If far-right protest illegal consequences will be drawn - officials
If regulations were broken, I am convinced the relevant law enforcement services will take care of this, PM's Office head Michał Dworczyk said on Monday about the Sunday assembly of nationalists on the 74th anniversary of the Auschwitz camp liberation.
"If words of incitement to crime, incitement to hatred were spoken there, if the law was broken, the law enforcement agencies and the prosecutor's office, the whole justice system, would definitely draw the consequences," Dworczyk told a radio broadcaster on Monday.
Similar declaration was made on Monday by senior cabinet official Jacek Sasin. "If a crime had been committed in connection with the assembly of nationalists on the the Auschwitz concentration camp liberation anniversary, consequences will be drawn, Sasin stressed.
Commenting on media reports about anti-Semitic slogans that were allegedly used during the nationalist gathering, Deputy Culture Minister Jarosław Sellin said that "if the reports are confirmed that such views were being voiced, then of course there will be a reaction, because it is breaking the law in Poland.
Deputy Prime Minister Jarosław Gowin told reporters on Monday in Krakow, southern Poland, that "these types of manifestations are the price we pay for freedom of speech." According to Gowin, the case should be dealt with by the prosecutor's office, then the court, because the slogans which were reportedly used during the gathering are "against the law in Poland", and the whole issue "heavily damages Poland's image abroad."
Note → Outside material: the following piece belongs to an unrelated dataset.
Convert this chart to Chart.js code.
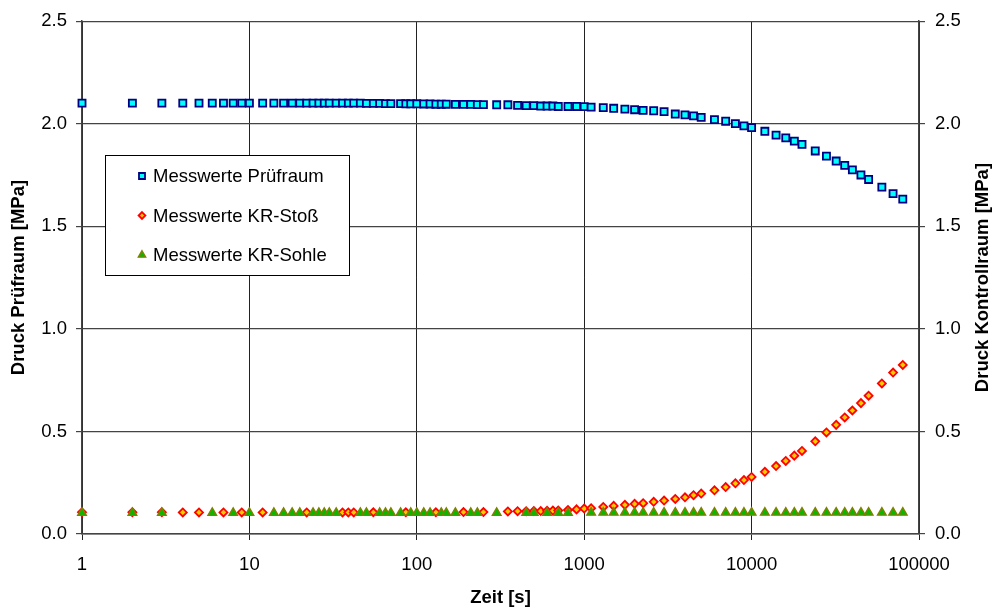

On Sunday, ceremonies were held to mark the 74th anniversary of liberating the Nazi German death camp of Auschwitz-Brikenau by Soviet troops. The main observances, attended by over 50 former prisoners of this and other camps, were held in the so-called Central Sauna in the former Auschwitz II-Birkenau camp where from December 1943, the Germans registered camp prisoners. The ceremony was attended by Prime Minister Mateusz Morawiecki, clergy of various religions, diplomats, including the ambassadors of Israel and Russia as well as President Andrzej Duda's representative Wojciech Kolarski. January 27 also marks the International Holocaust Remembrance Day, instituted in 2005 by the UN General Assembly. The annual date of the observances coincides with the anniversary of the liberation of the Auschwitz-Birkenau death camp - the main Holocaust site - by the Red Army.
Before the official ceremony started in the southern Polish city of Oświecim, two hundred Polish far right nationalists gathered at the site of the former concentration camp to hold a protest against the government remembering only Jews and forgetting Polish citizens that were not Jewish and were also murdered there. Piotr Rybak of the Polish Independence Movement, who led Sunday's protest said that "Polish patriots cannot allow this." Far right protesters wrapped in Polish flags laid flowers and sang the Polish national anthem.
According to the Polish daily Gazeta Krakowska, Rybak reportedly said during the protest that "it is high time to fight with the Jewry and free Poland of them."